Discussion in 'Mac Accessories' started by yalag, Dec 16, 2012.

  1. macrumors 65816

    Nov 18, 2007
    Recently I've been really frustrated with my iPhoto/iTunes performance where all those libraries are stored locally in my iMac (5400rpm harddrive). The size of those two libraries combined is roughly 300Gb.

    I'm trying to decide if it will be worthwhile purchasing a big SSD external drive. Will I see much gain? Will the external connection speed limit the speed of my SSD drive anyway? (Because I can't upgrade my iMac's drive internally). Thoughts?
  2. macrumors 68020

    May 27, 2008
    try a disk speed test on your internal.

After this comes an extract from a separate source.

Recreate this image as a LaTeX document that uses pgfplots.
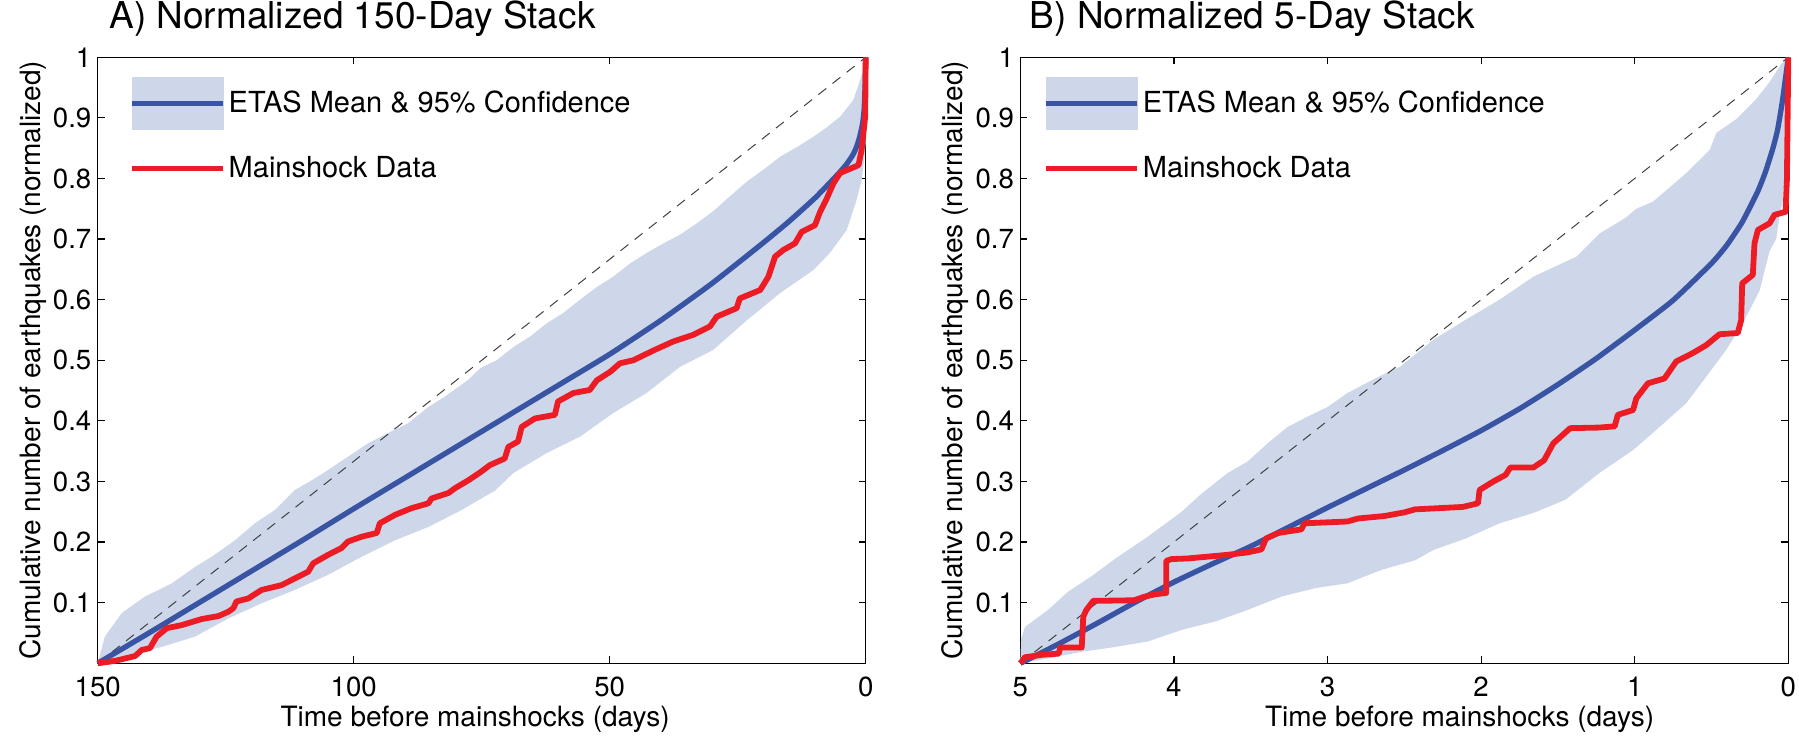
\documentclass[border=0pt]{standalone}
\usepackage{pgfplots}
\usepackage{pgfplotstable}
\pgfplotsset{compat=1.18}
\usepackage{fontspec}
\setmainfont{TeX Gyre Heros}
\definecolor{bandcol}{RGB}{206,215,234}
\definecolor{meanblue}{RGB}{58,84,164}
\definecolor{datared}{RGB}{237,28,36}

% ---------------- Panel A data ----------------
\pgfplotstableread{
t y
150 0
148.6 0.044
145.3 0.083
140.8 0.110
135.5 0.132
131.0 0.159
127.7 0.176
123.2 0.203
119.3 0.231
115.4 0.253
111.5 0.286
108.2 0.302
105.0 0.319
101.1 0.341
97.2 0.363
93.3 0.380
89.4 0.396
85.4 0.423
82.2 0.440
77.6 0.468
75.3 0.487
72.1 0.500
68.8 0.522
65.6 0.539
62.3 0.561
59.1 0.578
55.8 0.600
52.5 0.621
49.3 0.638
46.0 0.660
42.8 0.677
39.5 0.693
36.3 0.707
33.0 0.726
29.8 0.746
26.6 0.770
23.2 0.795
19.9 0.815
16.7 0.836
13.4 0.852
10.2 0.869
7.5 0.885
5.0 0.902
2.4 0.930
1.1 0.962
0 0.996
0 0.86
0.3 0.83
0.8 0.797
1.8 0.764
3.7 0.715
7.0 0.677
10.2 0.649
16.7 0.611
23.2 0.566
29.8 0.517
36.3 0.489
42.8 0.446
49.3 0.413
55.8 0.374
62.3 0.347
68.8 0.314
72.4 0.285
78.9 0.253
85.4 0.225
91.9 0.203
98.4 0.176
105.0 0.146
111.5 0.121
118.0 0.099
124.5 0.074
131.0 0.044
137.5 0.027
144.0 0.014
150 0
}\bandA

\pgfplotstableread{
t y
150 0
140 0.050
130 0.101
120 0.152
110 0.203
100 0.255
90 0.306
80 0.357
70 0.408
60 0.459
50 0.510
40 0.566
30 0.627
20 0.694
15 0.729
10 0.767
7 0.793
5 0.811
3.7 0.824
2.5 0.839
1.8 0.852
1.2 0.868
0.6 0.891
0.3 0.915
0.1 0.957
0.03 0.985
0 1
}\meanA

\pgfplotstableread{
t y
150 0
146.6 0.004
142.7 0.012
141.4 0.022
139.8 0.025
138.5 0.044
136.5 0.058
133.6 0.063
129.7 0.073
126.4 0.078
124.5 0.085
123.5 0.091
122.9 0.102
120.6 0.107
118.0 0.121
114.1 0.129
111.5 0.140
108.9 0.151
107.9 0.165
105.0 0.179
102.4 0.190
101.1 0.201
98.4 0.209
95.5 0.215
94.9 0.231
91.9 0.245
88.7 0.256
85.4 0.264
84.8 0.272
81.5 0.281
80.2 0.289
77.6 0.302
75.3 0.315
73.4 0.327
70.5 0.338
69.8 0.357
67.9 0.366
67.2 0.390
64.6 0.404
60.7 0.410
60.1 0.432
57.1 0.446
53.9 0.451
52.5 0.467
49.9 0.481
48.0 0.495
45.4 0.500
41.5 0.516
37.6 0.531
33.7 0.542
30.4 0.556
29.1 0.572
25.2 0.586
24.6 0.602
20.6 0.616
19.0 0.638
17.7 0.671
16.1 0.682
13.8 0.693
12.5 0.712
9.9 0.723
8.9 0.745
7.6 0.767
6.3 0.792
5.0 0.809
1.4 0.822
0.8 0.847
0.1 0.902
0 1.0
}\redA

% ---------------- Panel B data ----------------
\pgfplotstableread{
t y
5 0
4.995 0.04
4.97 0.060
4.82 0.088
4.69 0.118
4.54 0.143
4.38 0.173
4.17 0.209
3.95 0.250
3.82 0.280
3.65 0.314
3.52 0.333
3.39 0.363
3.26 0.390
3.13 0.407
3.00 0.423
2.87 0.446
2.69 0.470
2.58 0.484
2.53 0.489
2.31 0.534
2.10 0.567
1.88 0.600
1.66 0.638
1.38 0.671
1.23 0.709
1.06 0.735
0.99 0.750
0.88 0.762
0.751 0.790
0.664 0.809
0.512 0.847
0.469 0.875
0.339 0.898
0.209 0.931
0.122 0.959
0.046 0.989
0 1.0
0 0.9
0.01 0.847
0.036 0.764
0.057 0.739
0.079 0.700
0.122 0.680
0.187 0.615
0.296 0.561
0.405 0.517
0.534 0.473
0.665 0.429
0.882 0.380
1.01 0.352
1.23 0.314
1.45 0.270
1.66 0.248
1.88 0.231
2.10 0.206
2.31 0.187
2.43 0.170
2.65 0.154
2.87 0.132
3.08 0.124
3.30 0.110
3.52 0.088
3.73 0.069
3.95 0.055
4.17 0.036
4.38 0.027
4.60 0.019
4.82 0.008
5 0
}\bandB

\pgfplotstableread{
t y
5 0
4.75 0.032
4.5 0.066
4.25 0.101
4.0 0.134
3.75 0.164
3.5 0.193
3.25 0.225
3.0 0.257
2.75 0.288
2.5 0.319
2.25 0.351
2.0 0.384
1.75 0.420
1.5 0.460
1.25 0.503
1.0 0.550
0.75 0.599
0.5 0.660
0.4 0.690
0.3 0.728
0.2 0.778
0.15 0.810
0.1 0.850
0.07 0.880
0.04 0.925
0.02 0.962
0 1
}\meanB

\pgfplotstableread{
t y
5.0 0.0
4.99 0.003
4.97 0.010
4.86 0.014
4.75 0.016
4.74 0.026
4.60 0.026
4.59 0.077
4.57 0.088
4.525 0.103
4.26 0.104
4.19 0.110
4.12 0.114
4.05 0.116
4.05 0.169
4.015 0.172
3.91 0.173
3.65 0.179
3.52 0.183
3.43 0.188
3.40 0.206
3.32 0.215
3.17 0.221
3.15 0.231
2.87 0.234
2.80 0.239
2.63 0.243
2.50 0.249
2.43 0.254
2.12 0.258
2.02 0.264
2.01 0.286
1.92 0.300
1.84 0.311
1.81 0.323
1.66 0.323
1.59 0.335
1.53 0.363
1.42 0.388
1.23 0.389
1.13 0.391
1.11 0.410
1.01 0.418
0.99 0.437
0.914 0.462
0.806 0.470
0.730 0.498
0.621 0.512
0.534 0.525
0.448 0.543
0.329 0.545
0.307 0.566
0.300 0.627
0.231 0.641
0.220 0.693
0.198 0.715
0.122 0.726
0.090 0.740
0.018 0.745
0.009 0.798
0.0 1.0
}\redB

\pgfplotsset{
  panel/.style={
    scale only axis, width=384pt, height=303pt,
    x dir=reverse, ymin=0, ymax=1,
    ytick={0.1,0.2,0.3,0.4,0.5,0.6,0.7,0.8,0.9,1},
    clip=false,
    tick align=inside,
    major tick length=3.5pt,
    every tick/.style={black, line width=0.6pt},
    axis line style={black, line width=0.75pt},
    /pgf/number format/assume math mode=true,
    tick label style={font=\fontsize{13.8}{16}\selectfont},
    yticklabel style={inner sep=0pt, xshift=-3pt},
    xticklabel style={inner sep=0pt, yshift=-6.7pt},
    every axis y label/.style={at={(axis description cs:-0.0751,0.5)}, rotate=90, anchor=base, font=\fontsize{14}{17}\selectfont},
    every axis x label/.style={anchor=base, font=\fontsize{14}{17}\selectfont},
    title style={anchor=base west, font=\fontsize{18.5}{22}\selectfont, inner sep=0pt},
    ylabel={Cumulative number of earthquakes (normalized)},
    xlabel={Time before mainshocks (days)},
    legend cell align=left,
    legend style={anchor=north west, draw=none, fill=none, inner sep=0pt,
      nodes={inner sep=0pt, font=\fontsize{14.5}{17}\selectfont},
      row sep=13.05pt,
      /tikz/every odd column/.append style={column sep=1.5pt}},
  },
  bandimg/.style={legend image code/.code={
      \fill[bandcol] (0pt,-13.075pt) rectangle (45.5pt,13.075pt);
      \draw[meanblue, line width=2.65pt] (0pt,0pt) -- (45.5pt,0pt);}},
  redimg/.style={legend image code/.code={
      \draw[datared, line width=2.65pt] (0pt,0pt) -- (45.5pt,0pt);}},
}

\begin{document}
\begin{tikzpicture}
\useasboundingbox (0,0) rectangle (899.5pt,369pt);

\begin{axis}[panel,
  at={(48.85pt,37.35pt)}, anchor=south west,
  xmin=0, xmax=150, xtick={0,50,100,150},
  title={A) Normalized 150-Day Stack},
  title style={at={(axis description cs:0.0147,1.0274)}},
  xlabel style={at={(axis description cs:0.4914,-0.1051)}},
  legend style={at={(axis description cs:0.0408,0.968)}},
]
\addlegendimage{bandimg}
\addlegendentry{ETAS Mean \& 95\% Confidence}
\addlegendimage{redimg}
\addlegendentry{Mainshock Data}
\addplot[fill=bandcol, draw=none, forget plot] table[x=t,y=y] {\bandA};
\addplot[black!75, line width=0.5pt, dash pattern=on 5pt off 4pt, forget plot] coordinates {(150,0) (0,1)};
\addplot[meanblue, line width=2.65pt, smooth, tension=0.3, forget plot] table[x=t,y=y] {\meanA};
\addplot[datared, line width=2.9pt, line join=round, forget plot] table[x=t,y=y] {\redA};
\end{axis}

\begin{axis}[panel,
  at={(510.15pt,37.35pt)}, anchor=south west,
  xmin=0, xmax=5, xtick={0,1,2,3,4,5},
  title={B) Normalized 5-Day Stack},
  title style={at={(axis description cs:0.012,1.0274)}},
  xlabel style={at={(axis description cs:0.572,-0.1051)}},
  legend style={at={(axis description cs:0.0298,0.968)}},
]
\addlegendimage{bandimg}
\addlegendentry{ETAS Mean \& 95\% Confidence}
\addlegendimage{redimg}
\addlegendentry{Mainshock Data}
\addplot[fill=bandcol, draw=none, forget plot] table[x=t,y=y] {\bandB};
\addplot[black!75, line width=0.5pt, dash pattern=on 5pt off 4pt, forget plot] coordinates {(5,0) (0,1)};
\addplot[meanblue, line width=2.65pt, smooth, tension=0.3, forget plot] table[x=t,y=y] {\meanB};
\addplot[datared, line width=2.9pt, line join=round, forget plot] table[x=t,y=y] {\redB};
\end{axis}
\end{tikzpicture}
\end{document}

    for externals you will be limited by the speed of the connection.
    speeds below are approximate.

    USB 2 = 30 MB/s
    FW 400 = 40 MB/s
    FW 800 = 80 MB/s
    USB 3 = 110 MB/s
    thunderbolt = 150 - 200 Mb/s

    most hard drives will get you in the 70-100 MB/s range
    SSDs will get you 150-250 MB/s
  3. macrumors 6502a

    Jul 1, 2010
    FWIW, I have a Thunderbolt external SSD on my 2011 iMac that I use for the OS and Apps. It is an OCZ Vertex 4 128GB...I consistently see read speeds of 360+ and write speeds around 350.
  4. macrumors newbie

    Aug 21, 2010
    I'm using a Lacie 1TB Thunderbolt SSD for boot and apps. Very pricey, but defintely noticeable performance boost. My 2011 iMac boots in abt 15 secs, write speed of 360mb/s, read of 600+mb/s :D
  5. macrumors 68000


    Feb 16, 2009

    Isn't that a very low estimate as most are in the 300-500 range?
  6. macrumors 68000


    Nov 15, 2012
    Yeah- about half the speed.
  7. macrumors 68020

    May 27, 2008
    i got the speed wrong for SSDs, not sure what i was thinking, i know better.

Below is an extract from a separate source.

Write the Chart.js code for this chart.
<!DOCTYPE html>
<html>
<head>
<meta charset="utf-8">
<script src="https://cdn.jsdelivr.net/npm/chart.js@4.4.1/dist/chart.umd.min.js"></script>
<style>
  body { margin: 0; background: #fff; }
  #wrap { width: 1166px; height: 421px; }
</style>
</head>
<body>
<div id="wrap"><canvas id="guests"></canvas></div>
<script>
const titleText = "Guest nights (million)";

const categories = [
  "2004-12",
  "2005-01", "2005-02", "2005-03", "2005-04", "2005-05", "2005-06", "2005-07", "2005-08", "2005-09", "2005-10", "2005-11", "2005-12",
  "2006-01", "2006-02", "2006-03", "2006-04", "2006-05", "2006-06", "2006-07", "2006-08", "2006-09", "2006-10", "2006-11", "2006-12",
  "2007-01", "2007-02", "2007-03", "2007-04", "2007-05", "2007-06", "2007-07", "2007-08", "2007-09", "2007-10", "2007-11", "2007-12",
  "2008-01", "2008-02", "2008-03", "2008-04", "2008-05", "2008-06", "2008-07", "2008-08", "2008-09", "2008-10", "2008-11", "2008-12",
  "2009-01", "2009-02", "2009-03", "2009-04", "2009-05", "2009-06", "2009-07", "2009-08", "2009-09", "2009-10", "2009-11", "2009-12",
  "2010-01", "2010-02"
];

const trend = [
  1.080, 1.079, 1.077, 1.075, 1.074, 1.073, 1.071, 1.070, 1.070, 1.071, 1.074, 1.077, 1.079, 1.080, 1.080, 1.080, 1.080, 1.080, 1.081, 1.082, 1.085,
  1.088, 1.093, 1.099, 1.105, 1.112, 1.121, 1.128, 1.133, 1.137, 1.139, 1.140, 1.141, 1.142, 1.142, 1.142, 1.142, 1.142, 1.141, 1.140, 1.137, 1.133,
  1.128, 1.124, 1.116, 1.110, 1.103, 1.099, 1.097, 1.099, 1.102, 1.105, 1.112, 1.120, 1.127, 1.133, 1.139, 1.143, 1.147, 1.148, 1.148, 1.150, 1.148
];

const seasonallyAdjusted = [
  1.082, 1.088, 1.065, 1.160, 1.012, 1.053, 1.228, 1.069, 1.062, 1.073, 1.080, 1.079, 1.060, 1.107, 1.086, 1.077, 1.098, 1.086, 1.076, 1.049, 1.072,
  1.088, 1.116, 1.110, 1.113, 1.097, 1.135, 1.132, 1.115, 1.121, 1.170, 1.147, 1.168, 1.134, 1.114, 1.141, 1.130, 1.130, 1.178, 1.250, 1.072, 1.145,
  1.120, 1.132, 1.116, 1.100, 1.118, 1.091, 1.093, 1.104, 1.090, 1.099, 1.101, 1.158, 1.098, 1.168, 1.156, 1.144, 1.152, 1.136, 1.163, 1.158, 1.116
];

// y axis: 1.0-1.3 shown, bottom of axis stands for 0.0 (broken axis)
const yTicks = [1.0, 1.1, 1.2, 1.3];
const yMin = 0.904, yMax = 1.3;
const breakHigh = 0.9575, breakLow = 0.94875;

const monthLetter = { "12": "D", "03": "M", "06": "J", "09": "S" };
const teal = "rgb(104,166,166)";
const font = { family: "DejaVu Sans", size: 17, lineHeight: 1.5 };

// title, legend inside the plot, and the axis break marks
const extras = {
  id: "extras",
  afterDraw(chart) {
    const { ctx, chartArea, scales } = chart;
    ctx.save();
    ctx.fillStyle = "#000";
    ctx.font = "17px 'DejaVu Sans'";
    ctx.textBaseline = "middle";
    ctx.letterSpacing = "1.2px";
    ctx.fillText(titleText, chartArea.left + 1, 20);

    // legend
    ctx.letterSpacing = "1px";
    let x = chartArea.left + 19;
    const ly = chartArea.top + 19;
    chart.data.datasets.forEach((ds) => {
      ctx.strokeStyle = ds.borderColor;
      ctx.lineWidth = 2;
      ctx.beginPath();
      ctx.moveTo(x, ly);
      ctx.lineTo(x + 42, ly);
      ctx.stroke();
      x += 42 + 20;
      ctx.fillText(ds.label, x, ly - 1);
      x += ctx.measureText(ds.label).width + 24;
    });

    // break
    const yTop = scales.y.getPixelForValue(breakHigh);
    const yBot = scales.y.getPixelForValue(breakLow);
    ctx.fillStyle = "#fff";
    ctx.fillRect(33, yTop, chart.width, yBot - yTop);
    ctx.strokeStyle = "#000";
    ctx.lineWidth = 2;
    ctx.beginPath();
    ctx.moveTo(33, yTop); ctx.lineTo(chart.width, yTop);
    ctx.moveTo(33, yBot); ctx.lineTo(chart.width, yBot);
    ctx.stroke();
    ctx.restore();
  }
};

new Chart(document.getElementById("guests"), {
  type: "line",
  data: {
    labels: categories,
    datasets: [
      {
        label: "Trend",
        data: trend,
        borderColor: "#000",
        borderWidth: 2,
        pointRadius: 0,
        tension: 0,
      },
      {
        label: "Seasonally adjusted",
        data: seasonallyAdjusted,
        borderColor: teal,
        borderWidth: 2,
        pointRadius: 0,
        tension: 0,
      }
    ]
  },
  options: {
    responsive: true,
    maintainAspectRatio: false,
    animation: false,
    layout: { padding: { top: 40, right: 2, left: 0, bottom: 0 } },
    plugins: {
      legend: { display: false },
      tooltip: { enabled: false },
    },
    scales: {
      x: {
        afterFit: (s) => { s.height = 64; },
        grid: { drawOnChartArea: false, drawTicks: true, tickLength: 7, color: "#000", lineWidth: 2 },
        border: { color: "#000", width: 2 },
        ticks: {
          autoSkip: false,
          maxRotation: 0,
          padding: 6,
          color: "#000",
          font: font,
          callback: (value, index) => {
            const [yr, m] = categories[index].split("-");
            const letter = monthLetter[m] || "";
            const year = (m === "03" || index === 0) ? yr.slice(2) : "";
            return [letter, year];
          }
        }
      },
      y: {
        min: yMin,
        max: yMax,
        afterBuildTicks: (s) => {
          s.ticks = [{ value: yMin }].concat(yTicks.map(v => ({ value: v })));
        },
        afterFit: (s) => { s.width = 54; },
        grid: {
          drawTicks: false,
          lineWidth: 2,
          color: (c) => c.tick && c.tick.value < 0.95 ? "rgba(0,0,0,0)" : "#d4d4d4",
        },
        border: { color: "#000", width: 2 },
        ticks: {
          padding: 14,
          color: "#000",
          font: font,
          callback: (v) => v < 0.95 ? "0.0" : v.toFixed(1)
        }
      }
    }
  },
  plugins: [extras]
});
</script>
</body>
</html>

    but the basics of my post still stand,
    for an external, unless you go thunderbolt, you will never see the speed of an SSD
  8. thread starter macrumors 65816

    Nov 18, 2007
    Thunderbolt SSD are in the range of 300+ but I guess my question is, what speed is typical for a 2011 iMac internal drive?
  9. macrumors 68020

    May 27, 2008
    You can ...
  10. macrumors 65816

    Nov 29, 2010
    I bought two Crucial M4 SSD's to run in RAID 0 with my new Macbook Pro. The SSD's arrived before the MBP did, so for grins I stuck it in a USB 3.0 enclosure and hooked it up to my PC. I got about 192MB/s in that enclosure. That's plenty fast, IMO. It's not, however, the maximum speed in the SSD.

    In contrast, in the MBP under RAID 0 (which nearly doubles the speed, but reduce reliability) I am seeing speeds around 920MB/s. That's actually faster than SATA III can handle (which is 6gbps, or a little more than 750MB/s. Remember big B, byte, is different than little b, bit). RAID 0 usually nearly doubles the speed of a drive so it's safe to say these drives would operate at around 400+ MB/s on their own in a SATA III setup. So, inside a USB 3.0 enclosure, I'm running at virtually half the speed.

    BUT, I'm STILL running faster inside an enclosure, than a platter based drive.

    An SSD is quite a performance jump, but something else you could consider is an external RAID 0 enclosure. With a pair of 500GB or 1TB drives, you'll get very fast performance and it will combine the drives capacities (two 500GB drives = 1TB). This will be cheaper than an SSD of a fraction of the size. The caveat though, is that there is greatly reduced reliability. If one of those drives fail, you lose everything. With my MBP, I backup with time machine every day and only store important things on external drives (or in the cloud) until I can get them home and into my desktops RAID 1 system. If you have iTunes match and your entire library is in the cloud, or you have a safe backup of your library on another system, I'd say go for it. If it'll be storing the only copy of files that are important to you, RAID 0 is not the way to go.

    If you shop around, you can get a RAID 0 enclosure for about $80 (USB 3.0), and a pair of drives for another $150 for the set. All in all that's a lot more storage for the price of an SSD in the 256GB range (without the enclosure). If your library isn't very big, then the cheaper option is a small (64GBish) SSD in an enclosure. Just decide how much storage you need.

    Also, you may notice an increase in speed just going with an external drive anyway. I don't recall if you are using a macbook, but if you are, most if not all are equipped with 5400 RPM drives. These run cool and use less power, but they are slow. A 7200RPM desktop hard drive of a higher capacity (and thus more dense, usually meaning faster) will be much faster than your internal 5400rpm laptop drive.